NEW YORK (GenomeWeb News) – A team of researchers from the UK and Canada has sequenced the genome of Clostridium botulinum, the bacteria that produces botulinum neurotoxin and the causative agent of botulism.
The researchers published the results of their analysis last week in Genome Research. The genome contains a chromosome with 3.9 million base pairs and 3,650 predicted genes and a plasmid with 16,344 base pairs and 19 predicted genes.
The C. botulinum genome includes many genes that encode proteases and enzymes involved in uptake and metabolism of amino acids -- a not unexpected finding, given the fact that the organism obtains its nourishment from the decaying tissue of its host. “This pathogen relies on its toxin to rapidly kill a wide range of prey species, and to gain access to nutrient sources, it releases a large number of extracellular enzymes to soften and destroy rotting or decayed tissues,” the authors note in the paper.

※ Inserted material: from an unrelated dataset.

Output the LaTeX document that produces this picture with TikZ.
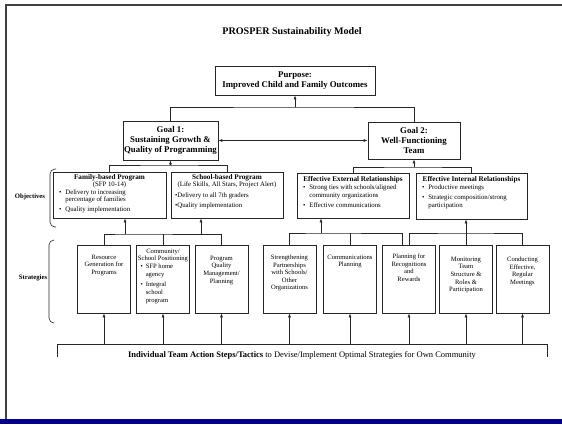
\documentclass[tikz,border=0pt]{standalone}
\usepackage{fontspec}
\setmainfont{Liberation Serif}
\usetikzlibrary{arrows.meta}
\newcommand{\stratbox}[4]
{   \node[stratbox] (#1) at (#2,279) {\parbox[c][68pt][t]{53pt}{\centering\vspace*{#3pt}#4}};
}
\newcommand{\objhead}[1]{{\fontsize{7.2}{7.6}\selectfont\bfseries #1}}
\newcommand{\mylinecolor}{black!85}
\newcommand{\mybarcolor}{blue!55!black}

\begin{document}
\begin{tikzpicture}[x=1pt,y=-1pt,
  goalbox/.style={draw=\mylinecolor, line width=0.7pt, align=center, inner sep=0pt,
    font=\fontsize{8.8}{10}\selectfont\bfseries},
  objbox/.style={draw=\mylinecolor, line width=0.7pt, inner sep=0pt,
    font=\fontsize{6.8}{7.6}\selectfont},
  stratbox/.style={draw=\mylinecolor, line width=0.7pt, inner sep=0pt,
    font=\fontsize{6.6}{7.6}\selectfont},
  sidelabel/.style={font=\fontsize{6.7}{8}\selectfont\bfseries},
  link/.style={draw=\mylinecolor, line width=0.6pt},
  arr/.style={link, -{Latex[length=4pt,width=3pt]}},
  bracket/.style={draw=\mylinecolor, line width=0.6pt, rounded corners=5pt}]

 \useasboundingbox (0,0) rectangle (562,424);
 \fill[\mybarcolor] (0,419) rectangle (562,424);
 \draw[black!75, line width=1.5pt] (6,419) -- (6,5) -- (562,5);

 \node[font=\fontsize{10.1}{12}\selectfont\bfseries] (title) at (292,32) {PROSPER Sustainability Model};

 % purpose and goals
 \node[goalbox, minimum width=160pt, minimum height=29pt] (purpose) at (295,80.5)
   {Purpose:\\Improved Child and Family Outcomes};
 \node[goalbox, minimum width=95pt, minimum height=39pt] (goal1) at (170.5,140.5)
   {Goal 1:\\Sustaining Growth \&\\Quality of Programming};
 \node[goalbox, minimum width=92pt, minimum height=37pt] (goal2) at (414,140.5)
   {Goal 2:\\Well-Functioning\\Team};

 % objectives
 \node[objbox] (family) at (109.5,195) {\parbox[c][46pt][t]{113pt}{\vspace*{2pt}\centering
   \objhead{Family-based Program}\\(SFP 10-14)\par\raggedright
   \begin{tabular}{@{\hspace{6pt}}l@{\hspace{4pt}}l@{}}
   \textbullet & Delivery to increasing\\ & percentage of families\\[1.5pt]
   \textbullet & Quality implementation\end{tabular}}};
 \node[objbox] (school) at (227,195) {\parbox[c][46pt][t]{112pt}{\vspace*{2pt}\centering
   \objhead{School-based Program}\\(Life Skills, All Stars, Project Alert)\par\vspace{3pt}\raggedright
   \begin{tabular}{@{\hspace{4pt}}l@{}}
   \textbullet Delivery to all 7th graders\\[2.5pt]
   \textbullet Quality implementation\end{tabular}}};
 \node[objbox] (ext) at (353,195.5) {\parbox[c][45pt][t]{112pt}{\vspace*{3pt}\centering
   \objhead{Effective External Relationships}\par\vspace{1pt}\raggedright
   \begin{tabular}{@{\hspace{6pt}}l@{\hspace{4pt}}l@{}}
   \textbullet & Strong ties with schools/aligned\\ & community organizations\\[2pt]
   \textbullet & Effective communications\end{tabular}}};
 \node[objbox] (int) at (471.5,196) {\parbox[c][46pt][t]{111pt}{\vspace*{3pt}\centering
   \objhead{Effective Internal Relationships}\par\vspace{1pt}\raggedright
   \begin{tabular}{@{\hspace{6pt}}l@{\hspace{4pt}}l@{}}
   \textbullet & Productive meetings\\[2pt]
   \textbullet & Strategic composition/strong\\ & participation\end{tabular}}};

 \node[sidelabel] (objlabel) at (30,197) {Objectives};
 \draw[bracket] (56,169) -- (50,169) -- (50,227) -- (56,227);

 % strategies
 \stratbox{s1}{104}{10}{Resource\\Generation for\\Programs}
 \stratbox{s2}{163}{4}{Community/\\School Positioning\par\raggedright
   \begin{tabular}{@{\hspace{4pt}}l@{\hspace{3pt}}l@{}}
   \textbullet & SFP home\\ & agency\\[3pt]
   \textbullet & Integral\\ & school\\ & program\end{tabular}}
 \stratbox{s3}{221.5}{11}{Program\\Quality\\Management/\\Planning}
 \stratbox{s4}{289.5}{10}{Strengthening\\Partnerships\\with Schools/\\Other\\Organizations}
 \stratbox{s5}{350}{10}{Communications\\Planning}
 \stratbox{s6}{409}{9}{Planning for\\Recognitions\\and\\Rewards}
 \stratbox{s7}{466}{12}{Monitoring\\Team\\Structure \&\\Roles \&\\Participation}
 \stratbox{s8}{522.5}{12}{Conducting\\Effective,\\Regular\\Meetings}

 \node[sidelabel] (stratlabel) at (33,278) {Strategies};
 \draw[bracket] (54,240) -- (49,240) -- (49,323) -- (54,323);

 % goals to purpose
 \coordinate (top) at (295,107);
 \draw[link] (goal1.north) |- (top) -| (goal2.north);
 \draw[arr] (top) -- (purpose.south);
 \draw[link, {Latex[length=4pt,width=3pt]}-{Latex[length=4pt,width=3pt]}] (goal1) -- (goal2);

 % objectives to goals
 \coordinate (g1fork) at (170.5,165);
 \draw[link] (family.north) |- (g1fork) -| (school.north);
 \draw[arr] (g1fork) -- (goal1.south);
 \coordinate (g2fork) at (414,167);
 \draw[link] (ext.north) |- (g2fork) -| (int.north);
 \draw[arr] (g2fork) -- (goal2.south);

 % strategies to objectives
 \coordinate (famfork) at (125,234);
 \coordinate (schfork) at (201,234);
 \draw[link] (s1.north) |- (famfork) -| (s3.north);
 \draw[link] (s2.north) -- (s2.north |- famfork);
 \draw[arr] (famfork) -- (famfork |- family.south);
 \draw[arr] (schfork) -- (schfork |- school.south);
 \coordinate (extfork) at (321,233);
 \draw[link] (s4.north) |- (extfork) -| ([xshift=20pt]s6.north west);
 \draw[link] (s5.north) -- (s5.north |- extfork);
 \draw[arr] (extfork) -- (extfork |- ext.south);
 \coordinate (intfork) at (466,233);
 \draw[link] ([xshift=27pt]s6.north west) |- (intfork) -| (s8.north);
 \draw[link] (s7.north) -- (intfork);
 \draw[arr] (intfork) -- (intfork |- int.south);

 % action steps
 \coordinate (baseL) at (57,357);
 \coordinate (baseR) at (547,357);
 \coordinate (base) at (0,344);
 \draw[link] (baseL) |- (baseR |- base) -- (baseR);
 \foreach \i in {1,...,8}
   \draw[arr] (s\i.south |- base) -- (s\i.south);
 \node[font=\fontsize{8.5}{10}\selectfont] (steps) at (302,355)
   {\textbf{Individual Team Action Steps/Tactics} to Devise/Implement Optimal Strategies for Own Community};

 \end{tikzpicture}
\end{document}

The authors also note that they identified “a hitherto unknown ability of C. botulinum to degrade chitin,” as well as a lack of recently acquired DNA, which indicates stable genomic content.
Researchers from the Wellcome Trust Sanger Institute; the UK’s Institute of Food Research; the Institute of Infection, Immunity and Inflammation at the School of Molecular Medical Sciences at the University of Nottingham, the School of Life Sciences at Heriot-Watt University, and the Bureau of Microbial Hazards at Health Canada contributed to the project.